一方、お腹が痛くなって下痢し、かつ便がスッキリ出ないという場合は、「平胃散」一包と「人参湯」一包とを混ぜ、お湯に溶かして服用してください。

平胃散を基本として、お腹の痛みの程度に従って人参湯を濃くしていくようなイメージです。梅雨時期に起こる下痢であれば、これでかなりのケースに対応することが出来ると思います。

ちなみにこれは、漢方の先生方が実際に良く使う治療方法です。漢方処方の基本的な運用法の一つですが、効果が出やすく信頼性の高い手法だと感じます。

この二つの処方は下痢のみならず、お腹の張りや胃痛などにも効果を発揮します。「湿気」にやられたら「平胃散」「冷え」にやられたら「人参湯」というメモと伴に、常備薬として家に備えておくと便利だと思います。
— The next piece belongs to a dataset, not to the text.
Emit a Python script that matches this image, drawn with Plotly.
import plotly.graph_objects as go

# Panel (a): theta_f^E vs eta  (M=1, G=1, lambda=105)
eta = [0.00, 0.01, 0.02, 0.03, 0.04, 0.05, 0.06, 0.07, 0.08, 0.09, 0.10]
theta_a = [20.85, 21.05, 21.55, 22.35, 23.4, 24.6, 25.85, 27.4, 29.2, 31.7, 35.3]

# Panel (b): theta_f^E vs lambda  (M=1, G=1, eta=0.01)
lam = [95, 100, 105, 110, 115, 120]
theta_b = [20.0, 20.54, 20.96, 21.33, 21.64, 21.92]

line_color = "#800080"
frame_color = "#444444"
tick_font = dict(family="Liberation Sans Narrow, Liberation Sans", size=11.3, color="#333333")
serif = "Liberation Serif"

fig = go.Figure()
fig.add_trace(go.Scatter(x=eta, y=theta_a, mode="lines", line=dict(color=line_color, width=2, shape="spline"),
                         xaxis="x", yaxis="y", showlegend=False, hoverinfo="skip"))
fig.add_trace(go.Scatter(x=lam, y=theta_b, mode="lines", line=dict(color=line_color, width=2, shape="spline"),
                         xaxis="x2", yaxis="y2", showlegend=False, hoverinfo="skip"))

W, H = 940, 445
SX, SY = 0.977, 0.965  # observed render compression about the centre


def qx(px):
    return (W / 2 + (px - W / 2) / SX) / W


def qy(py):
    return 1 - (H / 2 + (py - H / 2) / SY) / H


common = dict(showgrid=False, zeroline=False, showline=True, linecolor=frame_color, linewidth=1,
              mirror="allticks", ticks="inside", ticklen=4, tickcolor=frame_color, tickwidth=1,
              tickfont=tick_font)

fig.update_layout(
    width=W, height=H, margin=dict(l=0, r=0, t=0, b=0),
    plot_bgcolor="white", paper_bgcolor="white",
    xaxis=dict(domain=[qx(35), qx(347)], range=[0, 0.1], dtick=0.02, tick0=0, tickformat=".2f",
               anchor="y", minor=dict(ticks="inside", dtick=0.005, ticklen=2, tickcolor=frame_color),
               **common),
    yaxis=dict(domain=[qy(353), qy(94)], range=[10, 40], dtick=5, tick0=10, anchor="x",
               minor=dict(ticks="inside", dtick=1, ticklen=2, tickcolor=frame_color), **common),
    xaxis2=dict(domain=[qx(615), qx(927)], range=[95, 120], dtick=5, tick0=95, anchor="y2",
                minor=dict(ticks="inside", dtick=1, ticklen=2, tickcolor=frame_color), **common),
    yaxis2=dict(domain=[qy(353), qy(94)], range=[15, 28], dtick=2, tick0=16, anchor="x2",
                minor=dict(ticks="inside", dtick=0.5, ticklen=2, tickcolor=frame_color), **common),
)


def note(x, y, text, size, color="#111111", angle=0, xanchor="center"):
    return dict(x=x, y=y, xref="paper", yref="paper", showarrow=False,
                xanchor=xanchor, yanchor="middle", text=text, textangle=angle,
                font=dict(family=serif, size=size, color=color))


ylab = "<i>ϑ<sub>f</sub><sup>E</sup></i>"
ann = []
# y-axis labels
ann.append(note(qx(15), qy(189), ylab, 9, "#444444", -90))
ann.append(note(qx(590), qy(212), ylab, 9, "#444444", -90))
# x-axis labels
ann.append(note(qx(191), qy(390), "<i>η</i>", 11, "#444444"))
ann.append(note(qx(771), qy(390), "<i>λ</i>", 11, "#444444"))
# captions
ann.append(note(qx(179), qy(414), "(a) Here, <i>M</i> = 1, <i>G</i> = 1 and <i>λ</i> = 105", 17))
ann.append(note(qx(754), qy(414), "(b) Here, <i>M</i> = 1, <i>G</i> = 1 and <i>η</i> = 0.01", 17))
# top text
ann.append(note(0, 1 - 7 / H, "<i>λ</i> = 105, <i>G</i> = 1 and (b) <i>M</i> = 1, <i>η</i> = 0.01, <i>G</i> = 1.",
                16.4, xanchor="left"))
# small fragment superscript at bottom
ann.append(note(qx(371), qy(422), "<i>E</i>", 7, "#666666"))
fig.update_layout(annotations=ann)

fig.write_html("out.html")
注)ちなにみ、この手法は「発熱」している場合では使えません。腹痛が起こって下痢し、さらにスッキリしないという場合でも、便の匂いがキツイとか、肛門に灼熱感があるとか、全身に発熱があるといったケースでは効果がないということを覚えておいてください。その場合は漢方でいう所の「熱痢(ねつり)」や「痢疾(りしつ)」という病態で、いわゆる感染症による下痢に属します。つまりノロウイルスによる下痢や、腐ったものを食べた時に起こす下痢です。漢方では黄芩湯(おうごんとう)などの熱痢に使う処方もあるにはあるのですが、この場合はお勧めできません。そういう時は迷わず病院に行きましょう。うかつに下痢を止めてはいけない場合もあるからです。下痢治療の基本として知っておいてください。